══ Available data ══

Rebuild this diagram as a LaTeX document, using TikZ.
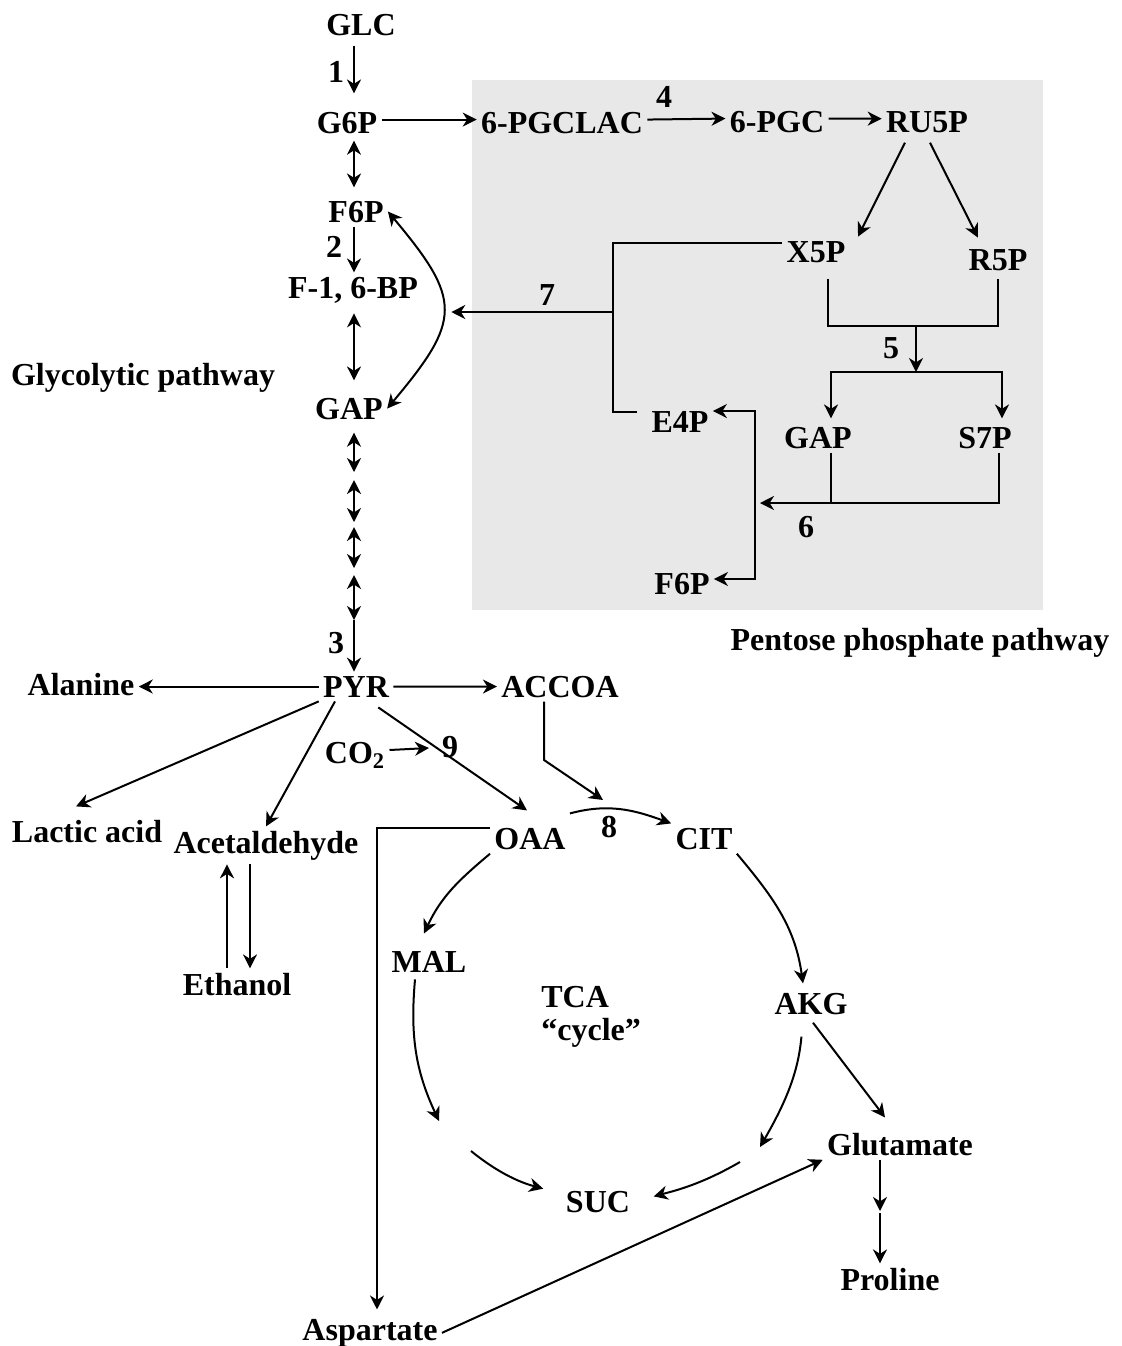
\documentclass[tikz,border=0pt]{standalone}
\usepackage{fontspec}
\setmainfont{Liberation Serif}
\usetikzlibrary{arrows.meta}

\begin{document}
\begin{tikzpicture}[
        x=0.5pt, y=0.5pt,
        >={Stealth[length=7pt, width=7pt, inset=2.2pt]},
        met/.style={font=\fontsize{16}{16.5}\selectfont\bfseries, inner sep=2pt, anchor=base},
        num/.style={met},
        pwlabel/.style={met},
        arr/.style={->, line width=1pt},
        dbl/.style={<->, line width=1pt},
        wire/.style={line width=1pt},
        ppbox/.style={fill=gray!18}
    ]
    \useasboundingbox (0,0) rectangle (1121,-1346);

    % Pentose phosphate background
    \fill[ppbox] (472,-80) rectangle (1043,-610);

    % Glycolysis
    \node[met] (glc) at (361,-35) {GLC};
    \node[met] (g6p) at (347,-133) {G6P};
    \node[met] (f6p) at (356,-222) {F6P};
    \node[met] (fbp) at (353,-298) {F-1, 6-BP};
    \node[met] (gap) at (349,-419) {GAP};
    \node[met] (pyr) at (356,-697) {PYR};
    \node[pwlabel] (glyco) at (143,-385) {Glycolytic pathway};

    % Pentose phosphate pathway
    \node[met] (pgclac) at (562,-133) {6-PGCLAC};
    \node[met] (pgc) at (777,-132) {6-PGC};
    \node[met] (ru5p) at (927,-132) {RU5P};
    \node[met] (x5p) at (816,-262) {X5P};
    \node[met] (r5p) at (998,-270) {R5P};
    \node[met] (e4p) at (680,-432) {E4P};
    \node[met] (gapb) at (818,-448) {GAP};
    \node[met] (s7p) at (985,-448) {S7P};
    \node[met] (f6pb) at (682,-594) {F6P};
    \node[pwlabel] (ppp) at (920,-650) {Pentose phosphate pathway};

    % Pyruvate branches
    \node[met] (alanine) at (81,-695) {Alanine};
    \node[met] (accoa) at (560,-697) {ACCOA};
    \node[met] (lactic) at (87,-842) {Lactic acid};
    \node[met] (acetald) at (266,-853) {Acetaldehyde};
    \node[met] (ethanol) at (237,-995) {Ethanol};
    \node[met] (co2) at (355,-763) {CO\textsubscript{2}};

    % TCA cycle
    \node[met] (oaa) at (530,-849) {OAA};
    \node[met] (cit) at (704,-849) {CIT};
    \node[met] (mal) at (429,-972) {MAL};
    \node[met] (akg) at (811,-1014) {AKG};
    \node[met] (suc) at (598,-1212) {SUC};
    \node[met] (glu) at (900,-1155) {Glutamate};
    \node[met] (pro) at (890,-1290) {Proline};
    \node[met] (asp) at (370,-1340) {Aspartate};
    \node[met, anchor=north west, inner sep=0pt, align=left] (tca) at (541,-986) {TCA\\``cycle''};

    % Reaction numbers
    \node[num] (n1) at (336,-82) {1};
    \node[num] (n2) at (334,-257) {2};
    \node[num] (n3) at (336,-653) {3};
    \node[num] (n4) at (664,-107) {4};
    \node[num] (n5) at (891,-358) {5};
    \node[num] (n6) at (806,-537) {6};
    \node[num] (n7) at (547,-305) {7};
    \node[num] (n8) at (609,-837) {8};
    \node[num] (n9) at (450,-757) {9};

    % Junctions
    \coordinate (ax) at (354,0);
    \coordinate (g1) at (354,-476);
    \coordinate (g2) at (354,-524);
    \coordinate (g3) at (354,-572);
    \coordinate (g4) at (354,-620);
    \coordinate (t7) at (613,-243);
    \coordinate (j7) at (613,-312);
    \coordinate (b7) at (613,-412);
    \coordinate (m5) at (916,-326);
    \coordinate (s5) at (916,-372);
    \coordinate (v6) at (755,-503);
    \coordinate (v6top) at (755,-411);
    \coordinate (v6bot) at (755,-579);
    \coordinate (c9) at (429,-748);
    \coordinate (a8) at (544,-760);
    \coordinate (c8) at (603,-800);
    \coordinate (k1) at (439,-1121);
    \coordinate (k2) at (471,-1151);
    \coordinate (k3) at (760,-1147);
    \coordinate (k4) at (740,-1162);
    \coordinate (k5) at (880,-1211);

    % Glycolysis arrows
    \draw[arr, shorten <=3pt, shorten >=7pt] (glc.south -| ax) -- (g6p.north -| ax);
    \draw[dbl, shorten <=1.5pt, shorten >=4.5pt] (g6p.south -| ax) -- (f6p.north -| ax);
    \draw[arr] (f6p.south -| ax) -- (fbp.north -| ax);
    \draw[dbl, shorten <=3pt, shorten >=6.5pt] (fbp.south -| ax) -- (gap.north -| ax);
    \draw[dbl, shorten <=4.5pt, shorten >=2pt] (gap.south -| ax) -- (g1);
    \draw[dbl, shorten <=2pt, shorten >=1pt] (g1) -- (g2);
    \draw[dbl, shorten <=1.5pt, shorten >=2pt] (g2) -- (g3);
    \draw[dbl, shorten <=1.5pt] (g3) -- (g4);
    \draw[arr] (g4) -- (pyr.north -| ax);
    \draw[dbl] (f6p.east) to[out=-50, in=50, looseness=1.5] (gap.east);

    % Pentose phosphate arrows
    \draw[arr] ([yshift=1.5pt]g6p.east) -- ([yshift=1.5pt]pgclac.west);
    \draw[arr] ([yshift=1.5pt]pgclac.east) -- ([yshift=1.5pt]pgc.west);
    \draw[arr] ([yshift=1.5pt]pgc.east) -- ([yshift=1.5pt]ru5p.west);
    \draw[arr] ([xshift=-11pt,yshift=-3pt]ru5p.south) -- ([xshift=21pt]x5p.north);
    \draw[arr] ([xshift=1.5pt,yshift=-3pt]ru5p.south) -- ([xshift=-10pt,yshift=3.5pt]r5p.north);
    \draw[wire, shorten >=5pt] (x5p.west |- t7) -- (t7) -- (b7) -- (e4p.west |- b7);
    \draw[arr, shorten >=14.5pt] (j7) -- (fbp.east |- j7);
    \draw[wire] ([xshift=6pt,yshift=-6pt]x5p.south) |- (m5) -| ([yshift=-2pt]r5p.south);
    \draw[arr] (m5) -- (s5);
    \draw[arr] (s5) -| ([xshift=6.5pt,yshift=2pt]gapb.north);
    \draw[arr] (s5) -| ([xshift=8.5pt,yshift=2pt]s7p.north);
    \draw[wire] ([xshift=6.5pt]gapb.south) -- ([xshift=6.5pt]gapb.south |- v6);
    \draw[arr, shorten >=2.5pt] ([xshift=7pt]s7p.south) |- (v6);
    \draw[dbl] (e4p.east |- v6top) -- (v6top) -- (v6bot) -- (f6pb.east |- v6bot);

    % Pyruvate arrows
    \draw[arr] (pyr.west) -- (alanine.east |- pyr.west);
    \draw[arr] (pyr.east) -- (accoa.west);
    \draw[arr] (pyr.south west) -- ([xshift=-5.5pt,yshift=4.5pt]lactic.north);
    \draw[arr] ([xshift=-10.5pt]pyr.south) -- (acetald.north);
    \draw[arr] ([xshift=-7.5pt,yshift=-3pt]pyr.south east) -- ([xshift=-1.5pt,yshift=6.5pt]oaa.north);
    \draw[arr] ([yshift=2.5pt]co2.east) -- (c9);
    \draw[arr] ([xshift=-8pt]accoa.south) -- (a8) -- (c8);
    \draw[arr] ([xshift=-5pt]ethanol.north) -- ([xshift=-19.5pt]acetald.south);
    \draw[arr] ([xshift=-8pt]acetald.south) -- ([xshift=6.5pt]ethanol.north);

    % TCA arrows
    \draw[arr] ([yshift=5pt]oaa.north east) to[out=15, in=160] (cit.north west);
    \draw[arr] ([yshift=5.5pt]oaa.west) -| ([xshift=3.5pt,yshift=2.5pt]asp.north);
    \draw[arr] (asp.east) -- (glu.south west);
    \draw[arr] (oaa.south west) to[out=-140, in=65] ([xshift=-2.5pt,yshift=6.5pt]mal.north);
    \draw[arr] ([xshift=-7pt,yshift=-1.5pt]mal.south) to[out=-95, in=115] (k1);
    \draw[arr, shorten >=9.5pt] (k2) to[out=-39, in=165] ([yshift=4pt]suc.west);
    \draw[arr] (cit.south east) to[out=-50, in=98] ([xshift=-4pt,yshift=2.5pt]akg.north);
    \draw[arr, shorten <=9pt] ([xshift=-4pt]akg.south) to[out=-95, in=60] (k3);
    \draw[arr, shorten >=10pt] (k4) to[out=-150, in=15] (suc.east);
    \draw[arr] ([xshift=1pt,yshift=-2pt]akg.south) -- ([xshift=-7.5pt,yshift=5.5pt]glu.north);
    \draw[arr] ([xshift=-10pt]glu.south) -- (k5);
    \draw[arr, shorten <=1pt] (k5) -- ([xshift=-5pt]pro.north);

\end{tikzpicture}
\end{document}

═══

### Problem statement
Your task is to return the lines above, from the first one up to and including the line containing "(472,-80) rectangle (1043,-610);", minus any pictures.

### Complete response
Rebuild this diagram as a LaTeX document, using TikZ.
\documentclass[tikz,border=0pt]{standalone}
\usepackage{fontspec}
\setmainfont{Liberation Serif}
\usetikzlibrary{arrows.meta}

\begin{document}
\begin{tikzpicture}[
        x=0.5pt, y=0.5pt,
        >={Stealth[length=7pt, width=7pt, inset=2.2pt]},
        met/.style={font=\fontsize{16}{16.5}\selectfont\bfseries, inner sep=2pt, anchor=base},
        num/.style={met},
        pwlabel/.style={met},
        arr/.style={->, line width=1pt},
        dbl/.style={<->, line width=1pt},
        wire/.style={line width=1pt},
        ppbox/.style={fill=gray!18}
    ]
    \useasboundingbox (0,0) rectangle (1121,-1346);

    % Pentose phosphate background
    \fill[ppbox] (472,-80) rectangle (1043,-610);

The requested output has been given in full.